Could you write out the opening lines of the data, word for word, stopping after the line that contains "facecolor='#e6e6e6', edgecolor='none', zorder=0))"?

------ RECORDED DATA ------

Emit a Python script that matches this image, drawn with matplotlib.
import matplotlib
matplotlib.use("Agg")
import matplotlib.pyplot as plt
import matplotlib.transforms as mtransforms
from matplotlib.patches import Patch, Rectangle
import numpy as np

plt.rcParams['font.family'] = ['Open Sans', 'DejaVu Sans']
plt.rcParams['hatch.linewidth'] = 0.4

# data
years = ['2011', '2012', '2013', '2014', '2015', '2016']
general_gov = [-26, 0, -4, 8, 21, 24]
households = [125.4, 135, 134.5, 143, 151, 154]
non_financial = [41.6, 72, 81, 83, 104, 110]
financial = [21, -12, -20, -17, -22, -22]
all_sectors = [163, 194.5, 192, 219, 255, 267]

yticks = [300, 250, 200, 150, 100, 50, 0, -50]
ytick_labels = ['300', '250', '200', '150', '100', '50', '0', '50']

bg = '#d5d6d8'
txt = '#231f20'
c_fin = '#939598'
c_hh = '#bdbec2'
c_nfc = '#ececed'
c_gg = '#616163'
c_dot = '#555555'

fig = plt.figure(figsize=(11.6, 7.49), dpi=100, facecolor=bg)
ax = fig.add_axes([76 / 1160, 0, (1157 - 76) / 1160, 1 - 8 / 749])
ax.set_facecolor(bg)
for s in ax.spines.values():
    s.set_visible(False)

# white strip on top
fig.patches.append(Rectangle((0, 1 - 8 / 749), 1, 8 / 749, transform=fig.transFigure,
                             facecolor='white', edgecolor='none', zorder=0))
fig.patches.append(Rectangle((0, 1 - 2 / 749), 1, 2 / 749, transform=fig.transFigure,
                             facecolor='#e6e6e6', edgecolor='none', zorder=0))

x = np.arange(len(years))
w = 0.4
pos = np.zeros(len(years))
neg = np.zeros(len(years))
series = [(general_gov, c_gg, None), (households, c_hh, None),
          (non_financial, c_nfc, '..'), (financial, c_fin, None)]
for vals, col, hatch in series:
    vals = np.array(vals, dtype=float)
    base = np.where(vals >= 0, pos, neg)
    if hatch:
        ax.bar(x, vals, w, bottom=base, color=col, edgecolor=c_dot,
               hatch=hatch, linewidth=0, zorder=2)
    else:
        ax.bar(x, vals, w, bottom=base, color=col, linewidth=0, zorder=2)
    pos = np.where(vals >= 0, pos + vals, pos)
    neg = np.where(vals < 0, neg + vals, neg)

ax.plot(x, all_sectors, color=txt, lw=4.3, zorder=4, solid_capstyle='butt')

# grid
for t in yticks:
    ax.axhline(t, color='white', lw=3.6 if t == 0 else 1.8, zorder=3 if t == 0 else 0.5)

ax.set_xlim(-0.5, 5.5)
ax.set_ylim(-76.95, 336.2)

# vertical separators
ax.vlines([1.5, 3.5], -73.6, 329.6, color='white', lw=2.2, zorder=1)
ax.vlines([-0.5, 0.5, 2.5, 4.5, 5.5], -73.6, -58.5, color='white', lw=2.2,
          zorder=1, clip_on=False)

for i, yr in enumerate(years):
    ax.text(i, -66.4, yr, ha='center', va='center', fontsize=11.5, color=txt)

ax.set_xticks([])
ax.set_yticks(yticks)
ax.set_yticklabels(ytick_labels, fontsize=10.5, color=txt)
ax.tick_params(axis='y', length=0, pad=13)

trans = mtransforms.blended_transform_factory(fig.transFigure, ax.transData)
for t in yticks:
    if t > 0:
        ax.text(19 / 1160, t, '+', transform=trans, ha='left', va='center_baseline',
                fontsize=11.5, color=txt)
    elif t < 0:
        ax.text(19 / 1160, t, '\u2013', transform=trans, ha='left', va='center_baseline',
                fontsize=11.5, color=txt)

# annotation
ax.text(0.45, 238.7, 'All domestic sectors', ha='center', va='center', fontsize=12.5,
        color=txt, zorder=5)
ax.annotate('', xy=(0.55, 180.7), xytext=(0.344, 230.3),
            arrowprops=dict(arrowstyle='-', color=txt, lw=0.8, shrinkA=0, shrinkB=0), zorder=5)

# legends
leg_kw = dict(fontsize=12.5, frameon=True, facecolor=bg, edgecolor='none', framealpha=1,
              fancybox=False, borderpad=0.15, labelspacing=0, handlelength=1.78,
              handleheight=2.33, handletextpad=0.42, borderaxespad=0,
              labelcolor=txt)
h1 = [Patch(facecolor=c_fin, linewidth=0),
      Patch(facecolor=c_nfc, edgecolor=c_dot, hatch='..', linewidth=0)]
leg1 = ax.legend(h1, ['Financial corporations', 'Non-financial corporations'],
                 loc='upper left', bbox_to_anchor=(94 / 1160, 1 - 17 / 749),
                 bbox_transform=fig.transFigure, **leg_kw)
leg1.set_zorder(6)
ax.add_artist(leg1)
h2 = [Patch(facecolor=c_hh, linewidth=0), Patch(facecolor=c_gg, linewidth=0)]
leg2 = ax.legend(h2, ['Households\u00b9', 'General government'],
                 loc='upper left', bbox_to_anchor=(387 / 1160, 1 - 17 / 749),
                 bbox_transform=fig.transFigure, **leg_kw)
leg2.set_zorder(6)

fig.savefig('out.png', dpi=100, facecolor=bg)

------

_EXERCISE OUTPUT_
Emit a Python script that matches this image, drawn with matplotlib.
import matplotlib
matplotlib.use("Agg")
import matplotlib.pyplot as plt
import matplotlib.transforms as mtransforms
from matplotlib.patches import Patch, Rectangle
import numpy as np

plt.rcParams['font.family'] = ['Open Sans', 'DejaVu Sans']
plt.rcParams['hatch.linewidth'] = 0.4

# data
years = ['2011', '2012', '2013', '2014', '2015', '2016']
general_gov = [-26, 0, -4, 8, 21, 24]
households = [125.4, 135, 134.5, 143, 151, 154]
non_financial = [41.6, 72, 81, 83, 104, 110]
financial = [21, -12, -20, -17, -22, -22]
all_sectors = [163, 194.5, 192, 219, 255, 267]

yticks = [300, 250, 200, 150, 100, 50, 0, -50]
ytick_labels = ['300', '250', '200', '150', '100', '50', '0', '50']

bg = '#d5d6d8'
txt = '#231f20'
c_fin = '#939598'
c_hh = '#bdbec2'
c_nfc = '#ececed'
c_gg = '#616163'
c_dot = '#555555'

fig = plt.figure(figsize=(11.6, 7.49), dpi=100, facecolor=bg)
ax = fig.add_axes([76 / 1160, 0, (1157 - 76) / 1160, 1 - 8 / 749])
ax.set_facecolor(bg)
for s in ax.spines.values():
    s.set_visible(False)

# white strip on top
fig.patches.append(Rectangle((0, 1 - 8 / 749), 1, 8 / 749, transform=fig.transFigure,
                             facecolor='white', edgecolor='none', zorder=0))
fig.patches.append(Rectangle((0, 1 - 2 / 749), 1, 2 / 749, transform=fig.transFigure,
                             facecolor='#e6e6e6', edgecolor='none', zorder=0))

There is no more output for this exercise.